#### [What to do]
Up to and including the line with "fats = [0, 2, 2, 2, 2, 1, 0.5, 0]", reproduce the listing below exactly, beginning at its first line.

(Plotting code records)
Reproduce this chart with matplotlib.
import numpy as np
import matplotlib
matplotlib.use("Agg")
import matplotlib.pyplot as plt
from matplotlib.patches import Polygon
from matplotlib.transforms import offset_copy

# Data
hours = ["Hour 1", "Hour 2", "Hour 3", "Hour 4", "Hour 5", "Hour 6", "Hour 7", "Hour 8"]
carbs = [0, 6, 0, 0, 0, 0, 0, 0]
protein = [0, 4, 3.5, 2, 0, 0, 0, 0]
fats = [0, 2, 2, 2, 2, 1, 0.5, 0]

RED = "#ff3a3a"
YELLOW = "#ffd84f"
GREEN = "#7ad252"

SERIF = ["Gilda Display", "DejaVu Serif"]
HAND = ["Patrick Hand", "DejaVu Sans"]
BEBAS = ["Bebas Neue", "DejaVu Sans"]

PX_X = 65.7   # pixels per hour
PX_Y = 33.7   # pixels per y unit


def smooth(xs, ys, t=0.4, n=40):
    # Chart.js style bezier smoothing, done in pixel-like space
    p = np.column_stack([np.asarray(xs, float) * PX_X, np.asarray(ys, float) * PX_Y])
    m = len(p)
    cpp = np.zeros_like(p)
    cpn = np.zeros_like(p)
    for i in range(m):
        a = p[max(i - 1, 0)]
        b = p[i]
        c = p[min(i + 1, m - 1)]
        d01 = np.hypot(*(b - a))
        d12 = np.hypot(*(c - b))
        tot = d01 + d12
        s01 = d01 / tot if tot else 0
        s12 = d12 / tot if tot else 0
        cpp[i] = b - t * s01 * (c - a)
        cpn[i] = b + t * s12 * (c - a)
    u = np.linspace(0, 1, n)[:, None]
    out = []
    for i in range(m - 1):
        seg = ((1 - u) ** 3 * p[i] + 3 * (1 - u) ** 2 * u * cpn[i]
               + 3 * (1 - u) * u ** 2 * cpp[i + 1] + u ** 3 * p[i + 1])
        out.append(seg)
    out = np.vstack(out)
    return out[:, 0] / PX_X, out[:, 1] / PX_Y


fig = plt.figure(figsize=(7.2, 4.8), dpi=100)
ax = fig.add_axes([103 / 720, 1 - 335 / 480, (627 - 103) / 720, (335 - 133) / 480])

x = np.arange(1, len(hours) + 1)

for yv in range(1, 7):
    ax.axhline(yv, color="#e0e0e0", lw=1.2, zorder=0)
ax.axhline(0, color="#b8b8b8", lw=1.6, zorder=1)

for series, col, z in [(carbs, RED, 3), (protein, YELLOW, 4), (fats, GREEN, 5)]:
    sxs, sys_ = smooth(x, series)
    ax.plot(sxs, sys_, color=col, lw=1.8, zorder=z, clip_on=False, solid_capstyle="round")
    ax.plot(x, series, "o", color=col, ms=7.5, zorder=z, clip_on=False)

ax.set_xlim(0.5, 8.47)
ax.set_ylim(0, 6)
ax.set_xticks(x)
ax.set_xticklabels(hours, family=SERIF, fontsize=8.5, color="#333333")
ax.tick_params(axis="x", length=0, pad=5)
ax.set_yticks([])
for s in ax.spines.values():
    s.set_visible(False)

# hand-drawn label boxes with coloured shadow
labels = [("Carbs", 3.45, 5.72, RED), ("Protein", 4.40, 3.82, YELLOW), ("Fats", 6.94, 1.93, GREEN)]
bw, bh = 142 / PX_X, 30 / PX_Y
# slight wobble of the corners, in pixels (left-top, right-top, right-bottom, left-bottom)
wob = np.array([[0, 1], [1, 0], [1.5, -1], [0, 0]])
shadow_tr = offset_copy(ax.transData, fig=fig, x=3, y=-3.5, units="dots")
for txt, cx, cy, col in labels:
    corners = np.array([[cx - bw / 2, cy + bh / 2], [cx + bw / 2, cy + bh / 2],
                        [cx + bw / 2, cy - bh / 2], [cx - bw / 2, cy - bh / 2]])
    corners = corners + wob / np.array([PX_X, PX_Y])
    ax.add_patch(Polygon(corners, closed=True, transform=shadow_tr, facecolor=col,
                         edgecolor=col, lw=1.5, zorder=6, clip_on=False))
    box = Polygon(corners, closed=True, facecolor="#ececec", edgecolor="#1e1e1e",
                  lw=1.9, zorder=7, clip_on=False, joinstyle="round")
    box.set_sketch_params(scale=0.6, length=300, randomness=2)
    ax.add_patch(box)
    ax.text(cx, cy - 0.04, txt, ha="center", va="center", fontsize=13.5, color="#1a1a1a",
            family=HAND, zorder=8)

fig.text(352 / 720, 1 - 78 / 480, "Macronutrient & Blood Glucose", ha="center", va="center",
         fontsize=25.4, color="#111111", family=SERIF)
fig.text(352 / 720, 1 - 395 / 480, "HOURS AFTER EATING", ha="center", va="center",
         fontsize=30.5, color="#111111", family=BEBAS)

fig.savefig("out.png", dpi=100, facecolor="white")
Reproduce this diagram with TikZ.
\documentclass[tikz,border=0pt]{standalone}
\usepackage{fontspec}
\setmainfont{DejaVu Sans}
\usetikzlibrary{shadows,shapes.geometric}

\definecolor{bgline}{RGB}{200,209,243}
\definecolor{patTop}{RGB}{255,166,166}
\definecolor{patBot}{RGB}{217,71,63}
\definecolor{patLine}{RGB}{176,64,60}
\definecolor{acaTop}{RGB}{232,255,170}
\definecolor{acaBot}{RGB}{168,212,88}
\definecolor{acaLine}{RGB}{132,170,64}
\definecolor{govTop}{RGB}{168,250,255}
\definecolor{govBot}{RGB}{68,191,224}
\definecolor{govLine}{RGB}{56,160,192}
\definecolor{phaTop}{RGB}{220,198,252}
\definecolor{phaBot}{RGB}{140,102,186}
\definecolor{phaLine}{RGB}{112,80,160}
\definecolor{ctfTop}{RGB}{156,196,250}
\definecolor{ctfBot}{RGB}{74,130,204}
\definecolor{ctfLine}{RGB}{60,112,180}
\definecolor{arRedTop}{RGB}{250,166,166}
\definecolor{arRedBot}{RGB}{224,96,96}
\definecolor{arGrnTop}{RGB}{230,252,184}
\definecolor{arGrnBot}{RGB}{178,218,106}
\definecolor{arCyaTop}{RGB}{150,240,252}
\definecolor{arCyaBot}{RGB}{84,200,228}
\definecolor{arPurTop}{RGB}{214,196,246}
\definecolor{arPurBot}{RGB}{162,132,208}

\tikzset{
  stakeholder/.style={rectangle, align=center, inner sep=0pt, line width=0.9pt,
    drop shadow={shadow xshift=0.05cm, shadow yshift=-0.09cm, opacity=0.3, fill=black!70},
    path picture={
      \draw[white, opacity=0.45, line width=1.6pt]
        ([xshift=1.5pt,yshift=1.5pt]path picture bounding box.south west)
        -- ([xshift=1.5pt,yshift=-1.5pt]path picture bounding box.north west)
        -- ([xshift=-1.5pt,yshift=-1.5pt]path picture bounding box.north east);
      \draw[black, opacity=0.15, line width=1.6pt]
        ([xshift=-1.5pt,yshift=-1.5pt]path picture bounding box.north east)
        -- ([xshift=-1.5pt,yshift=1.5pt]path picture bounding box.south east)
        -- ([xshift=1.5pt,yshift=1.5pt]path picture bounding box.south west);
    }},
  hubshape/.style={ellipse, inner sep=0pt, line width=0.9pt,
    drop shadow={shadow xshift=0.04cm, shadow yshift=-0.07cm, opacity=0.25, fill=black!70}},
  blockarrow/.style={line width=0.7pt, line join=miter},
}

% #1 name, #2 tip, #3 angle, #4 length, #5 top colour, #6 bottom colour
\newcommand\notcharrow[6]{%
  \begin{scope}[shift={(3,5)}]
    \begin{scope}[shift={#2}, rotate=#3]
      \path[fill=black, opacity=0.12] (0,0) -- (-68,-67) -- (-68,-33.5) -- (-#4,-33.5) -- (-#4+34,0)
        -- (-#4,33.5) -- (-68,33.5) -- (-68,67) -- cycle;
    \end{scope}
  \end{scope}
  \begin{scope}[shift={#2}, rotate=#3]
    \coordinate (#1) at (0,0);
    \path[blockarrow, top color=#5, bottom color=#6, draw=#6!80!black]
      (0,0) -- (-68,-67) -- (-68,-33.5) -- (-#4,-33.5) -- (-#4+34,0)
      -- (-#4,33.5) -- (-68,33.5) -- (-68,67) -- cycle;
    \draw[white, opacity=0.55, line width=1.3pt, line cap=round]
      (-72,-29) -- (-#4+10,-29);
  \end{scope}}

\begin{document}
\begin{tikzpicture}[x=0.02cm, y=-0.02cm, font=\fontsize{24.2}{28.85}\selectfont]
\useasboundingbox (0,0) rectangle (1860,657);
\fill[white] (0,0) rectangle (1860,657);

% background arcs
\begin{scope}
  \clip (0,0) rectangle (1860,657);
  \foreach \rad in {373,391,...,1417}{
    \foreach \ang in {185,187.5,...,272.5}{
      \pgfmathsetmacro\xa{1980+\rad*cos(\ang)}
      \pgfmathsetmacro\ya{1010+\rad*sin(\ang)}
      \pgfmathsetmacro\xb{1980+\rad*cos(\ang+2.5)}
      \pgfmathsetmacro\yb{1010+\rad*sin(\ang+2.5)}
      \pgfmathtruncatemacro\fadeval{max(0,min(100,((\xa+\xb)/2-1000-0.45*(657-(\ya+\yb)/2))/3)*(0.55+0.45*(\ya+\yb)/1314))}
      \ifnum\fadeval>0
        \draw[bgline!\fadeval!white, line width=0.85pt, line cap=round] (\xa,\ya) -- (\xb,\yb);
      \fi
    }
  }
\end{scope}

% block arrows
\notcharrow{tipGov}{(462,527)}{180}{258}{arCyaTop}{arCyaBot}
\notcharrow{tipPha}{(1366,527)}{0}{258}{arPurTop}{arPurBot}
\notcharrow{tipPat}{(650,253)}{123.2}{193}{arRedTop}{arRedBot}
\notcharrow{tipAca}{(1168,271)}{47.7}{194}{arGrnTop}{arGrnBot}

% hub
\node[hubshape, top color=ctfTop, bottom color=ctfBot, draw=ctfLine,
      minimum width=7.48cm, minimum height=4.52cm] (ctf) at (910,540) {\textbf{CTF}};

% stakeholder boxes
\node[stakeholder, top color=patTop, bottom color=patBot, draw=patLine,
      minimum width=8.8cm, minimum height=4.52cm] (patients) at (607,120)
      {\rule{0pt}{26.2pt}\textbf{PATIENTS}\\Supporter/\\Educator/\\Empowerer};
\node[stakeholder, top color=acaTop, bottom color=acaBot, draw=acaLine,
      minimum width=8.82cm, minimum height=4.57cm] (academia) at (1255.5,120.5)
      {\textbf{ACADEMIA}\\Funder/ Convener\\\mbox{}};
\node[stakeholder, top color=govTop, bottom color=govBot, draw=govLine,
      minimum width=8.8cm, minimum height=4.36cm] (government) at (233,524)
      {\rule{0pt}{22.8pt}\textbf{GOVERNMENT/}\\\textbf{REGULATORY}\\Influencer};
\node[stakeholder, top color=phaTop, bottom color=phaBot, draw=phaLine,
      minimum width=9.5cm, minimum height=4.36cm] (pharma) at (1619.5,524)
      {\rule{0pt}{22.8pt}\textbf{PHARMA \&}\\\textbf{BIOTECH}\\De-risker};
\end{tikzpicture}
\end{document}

#### [Exercise answer]
Reproduce this chart with matplotlib.
import numpy as np
import matplotlib
matplotlib.use("Agg")
import matplotlib.pyplot as plt
from matplotlib.patches import Polygon
from matplotlib.transforms import offset_copy

# Data
hours = ["Hour 1", "Hour 2", "Hour 3", "Hour 4", "Hour 5", "Hour 6", "Hour 7", "Hour 8"]
carbs = [0, 6, 0, 0, 0, 0, 0, 0]
protein = [0, 4, 3.5, 2, 0, 0, 0, 0]
fats = [0, 2, 2, 2, 2, 1, 0.5, 0]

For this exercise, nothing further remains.